Solar is dismissed even further into the margins. Growth is expected to make solar less than half the size of wind today by 2030 (p. 140), rather than its potential greater than 100 GW in my opinion. Their models have probably not incorporated the 30+% solar modules price drop currently taking place since last summer. It's clear that the industry will have to prove themselves to EIA officials in coming months that they can emerge profitable in 2010 despite module prices below $2.50 per watt.

Flat Oil Consumption

In a big shift from previous projections, US oil demand is now predicted to stay flat through 2030. The 1 million barrels per day (Mbd) increase in liquid consumption is provided by biofuels and some Coal-To-Liquid (CTL). Demand stays flat amidst a growing economy because of a rising oil price that gets back into the triple digits by the early 2010s and arrives at a real price of $130 per barrel by 2030. Their high oil price scenario approaches $200 per barrel by 2030 and seems more reasonable to me.

They project that US oil production increases above today's higher levels through 2030 due to a higher price making previously uneconomic deep-water projects profitable. While the increase in production thus far in 2009 is impressive, I am skeptical such a production plateau can be maintained going forward. After all, 2009 (if indeed production continues above 2008 levels) will only be the third year out of the last 24 that US oil production increased.

Climate Implications

This rise of clean energy allows greenhouse gas emissions to grow at a slower rate than overall energy consumption, a mere .3% per year (p. 5) compared to .65% per year growth projected last year. By 2030, the carbon intensity of US GDP falls 39% and per capita emissions fall 14% (p. 84). While this is an improvement from last year's projection, it clearly shows that our country must enact a federal climate bill or emissions will continue to increase.

Climate Concern Scenario

The reference case does not include early 2009 Green Stimulus Bill implications, such as the Production Tax Credit (PTC) extension. So, renewable electricity is expected to grow faster than their reference case, but they predict increased growth from a PTC to be less than 20% by 2030 (p. 48).

And the reference case does not include the passage of a federal cap-and-trade climate bill. For those projections, the EIA generated the scenario LW110. In LW110, more new low-carbon electrical capacity is added to replace the retirement of ~100 GW of old coal plants. The low-carbon sources include 65 GW more renewables than in the reference scenario, 93 GW more Carbon Capture & Storage (CCS) coal, and 33 GW more nuclear power (p. 185). As a result, emissions from electricity generation fall more than 50% from today's level by 2030 (p. 53). Overall US carbon dioxide emissions from energy fall a more mild 23% by 2030 (p. 52).

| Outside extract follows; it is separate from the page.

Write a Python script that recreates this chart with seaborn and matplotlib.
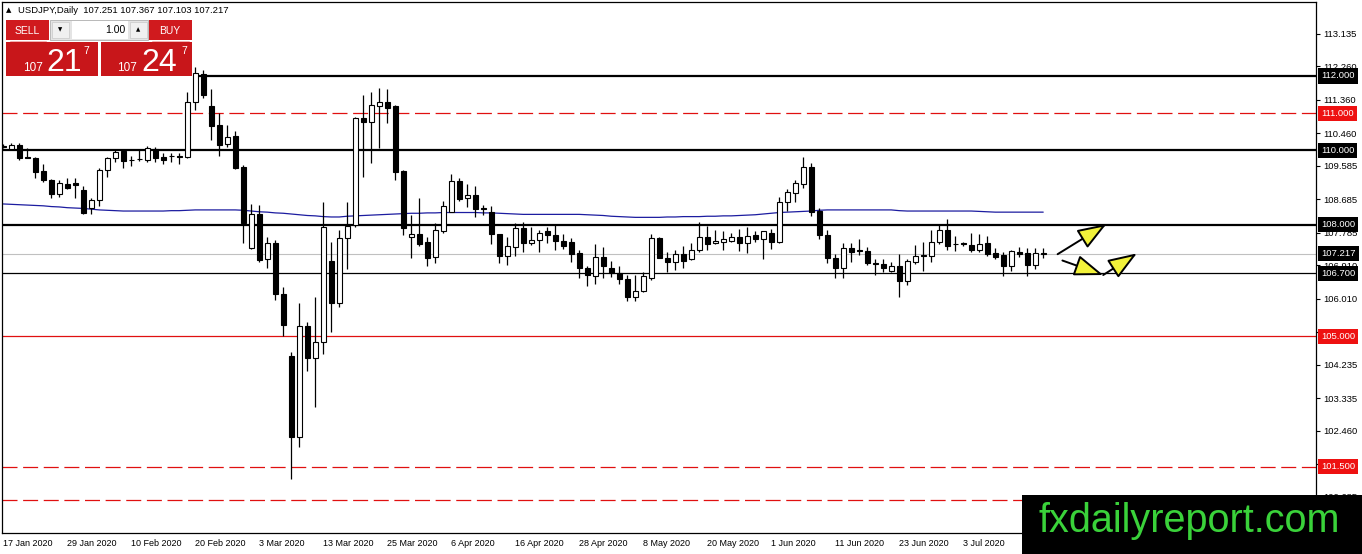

By internalizing the cost of climate change, the price of electricity rises ~20% from an expected plateau ~10.5 cents to a 2030 price of ~12.5 cents per kWh (p. 52). But we as consumers can still have lower our electrical bills by increasing our efficiency more than ~20%.

Bottom Line:

EIA projections in AEO2009 are much more climate-friendly than last year. But the reference scenario leaves a great deal of work for us to do. Federal climate legislation in the near term is crucial if our country is to be a responsible member of the global community. While the wind industry will contribute significantly to the solution, solar has a long way to go to earn the respect of the EIA as a major player in the next two decades.

I hope you enjoyed these bits from their 230-page report. I'll be writing more using insight from this report in the weeks ahead as we all work hard to accelerate the Sustainable Energy Transition!